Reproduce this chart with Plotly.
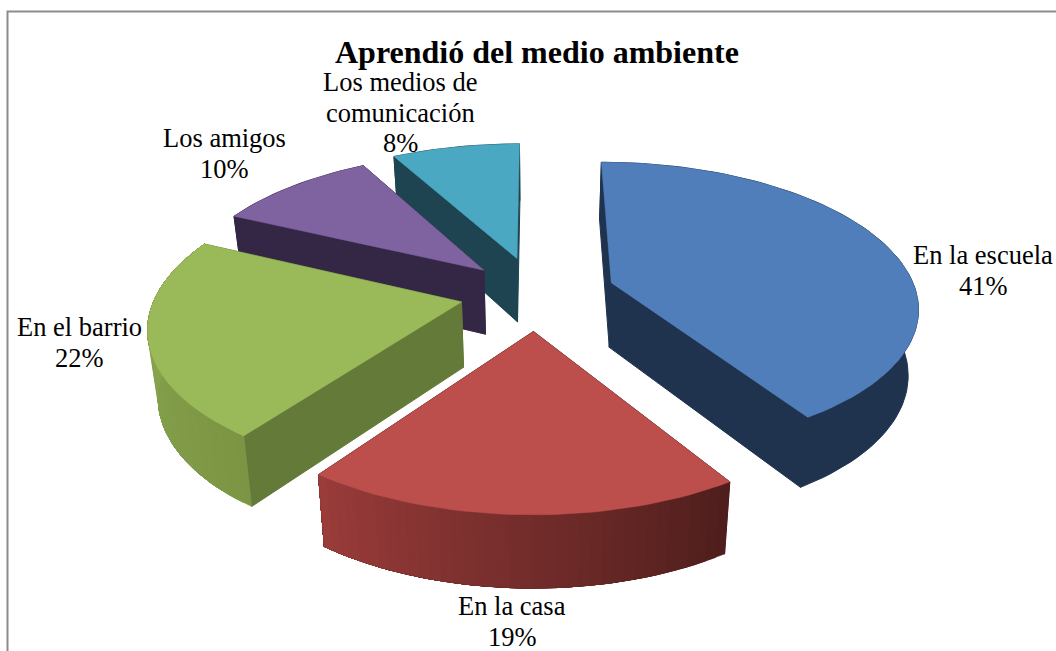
import math
import plotly.graph_objects as go

# ---- data ----
categories = [["En la escuela"], ["En la casa"], ["En el barrio"], ["Los amigos"], ["Los medios de", "comunicación"]]
values = [41, 19, 22, 10, 8]
percent_labels = ["41%", "19%", "22%", "10%", "8%"]
title_text = "Aprendió del medio ambiente"

# ---- styles ----
top_colors = ["#4F7EBA", "#BC4F4C", "#9ABA5A", "#7F62A0", "#4AA8C3"]
side_colors = ["#1F334F", "#4E1E1C", "#647A39", "#332745", "#1D4450"]
wall_from = ["#1F334F", "#4E1E1C", "#7B9544", "#332745", "#1D4450"]   # at wedge start angle
wall_to = ["#1F334F", "#9A3C3A", "#90AC52", "#332745", "#1D4450"]     # at wedge end angle
draw_order = [4, 3, 0, 2, 1]
label_xy = [(983, 255), (512, 606), (79, 327), (224, 138), (400, 82)]
pulls = [0.26, 0.26, 0.25, 0.24, 0.26]
LINE_PITCH = 30.5

CX, CY = 536, 293
RX, RY = 305, 142
PERSP = 0.1536
FONT = "Liberation Serif"


def project(u, v):
    w = 1 + PERSP * v
    return CX + u * RX / w, CY - v * RY / w


def lower(u, v):
    x, y = project(u, v)
    return x - 0.027 * (x - CX), y + 65 - 6.5 * v


def hex_mix(a, b, t):
    ca = [int(a[i:i + 2], 16) for i in (1, 3, 5)]
    cb = [int(b[i:i + 2], 16) for i in (1, 3, 5)]
    return "rgb(%d,%d,%d)" % tuple(round(p + (q - p) * t) for p, q in zip(ca, cb))


def polygon(points, color, width=0.5):
    xs = [p[0] for p in points] + [points[0][0]]
    ys = [p[1] for p in points] + [points[0][1]]
    return go.Scatter(x=xs, y=ys, mode="lines", fill="toself", fillcolor=color,
                      line=dict(color=color, width=width), hoverinfo="skip", showlegend=False)


total = sum(values)
starts, acc = [], 0
for val in values:
    starts.append(acc / total * 2 * math.pi)
    acc += val

fig = go.Figure()
for i in draw_order:
    a0 = starts[i]
    a1 = a0 + values[i] / total * 2 * math.pi
    mid = (a0 + a1) / 2
    ax, ay = pulls[i] * math.sin(mid), pulls[i] * math.cos(mid)
    n = max(12, int(values[i] * 2))
    angles = [a0 + (a1 - a0) * k / n for k in range(n + 1)]
    rim = [(ax + math.sin(t), ay + math.cos(t)) for t in angles]
    # radial side faces
    for end in (rim[0], rim[-1]):
        fig.add_trace(polygon([project(ax, ay), project(*end), lower(*end), lower(ax, ay)], side_colors[i], 1))
    # outer wall: one polygon for a flat shade, overlapping strips for a gradient
    if wall_from[i] == wall_to[i]:
        fig.add_trace(polygon([project(*p) for p in rim] + [lower(*p) for p in reversed(rim)], wall_from[i], 1))
    else:
        for k in range(n):
            col = hex_mix(wall_from[i], wall_to[i], (k + 0.5) / n)
            tail = rim[k:]  # each strip runs on to the wedge end; the next one paints over it
            fig.add_trace(polygon([project(*p) for p in tail] + [lower(*p) for p in reversed(tail)], col))
    # top face
    fig.add_trace(polygon([project(ax, ay)] + [project(*p) for p in rim], top_colors[i]))

annotations = [dict(x=537, y=52, text="<b>%s</b>" % title_text, showarrow=False, xanchor="center", yanchor="middle",
                    font=dict(family=FONT, size=32, color="#000000"))]
for name_lines, pct, (lx, ly) in zip(categories, percent_labels, label_xy):
    for j, line in enumerate(name_lines + [pct]):
        annotations.append(dict(x=lx, y=ly + j * LINE_PITCH, text=line, showarrow=False, align="center",
                                xanchor="center", yanchor="middle", font=dict(family=FONT, size=26.5, color="#000000")))

fig.update_layout(
    width=1056, height=651, autosize=False, margin=dict(l=0, r=0, t=0, b=0),
    paper_bgcolor="white", plot_bgcolor="white", showlegend=False,
    xaxis=dict(range=[0, 1056], visible=False, fixedrange=True),
    yaxis=dict(range=[651, 0], visible=False, fixedrange=True),
    annotations=annotations,
    shapes=[dict(type="path", path="M 7.5 651 L 7.5 11.5 L 1056 11.5", line=dict(color="#8C8C8C", width=2), layer="below")],
)
fig.write_html("out.html", config=dict(displayModeBar=False),
               post_script="document.body.style.margin='0';document.documentElement.style.overflow='hidden';")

#### The exercise
Print the data above verbatim from the first line through the line holding "return CX + u * RX / w, CY - v * RY / w", leaving every picture out.

#### Full output
Reproduce this chart with Plotly.
import math
import plotly.graph_objects as go

# ---- data ----
categories = [["En la escuela"], ["En la casa"], ["En el barrio"], ["Los amigos"], ["Los medios de", "comunicación"]]
values = [41, 19, 22, 10, 8]
percent_labels = ["41%", "19%", "22%", "10%", "8%"]
title_text = "Aprendió del medio ambiente"

# ---- styles ----
top_colors = ["#4F7EBA", "#BC4F4C", "#9ABA5A", "#7F62A0", "#4AA8C3"]
side_colors = ["#1F334F", "#4E1E1C", "#647A39", "#332745", "#1D4450"]
wall_from = ["#1F334F", "#4E1E1C", "#7B9544", "#332745", "#1D4450"]   # at wedge start angle
wall_to = ["#1F334F", "#9A3C3A", "#90AC52", "#332745", "#1D4450"]     # at wedge end angle
draw_order = [4, 3, 0, 2, 1]
label_xy = [(983, 255), (512, 606), (79, 327), (224, 138), (400, 82)]
pulls = [0.26, 0.26, 0.25, 0.24, 0.26]
LINE_PITCH = 30.5

CX, CY = 536, 293
RX, RY = 305, 142
PERSP = 0.1536
FONT = "Liberation Serif"


def project(u, v):
    w = 1 + PERSP * v
    return CX + u * RX / w, CY - v * RY / w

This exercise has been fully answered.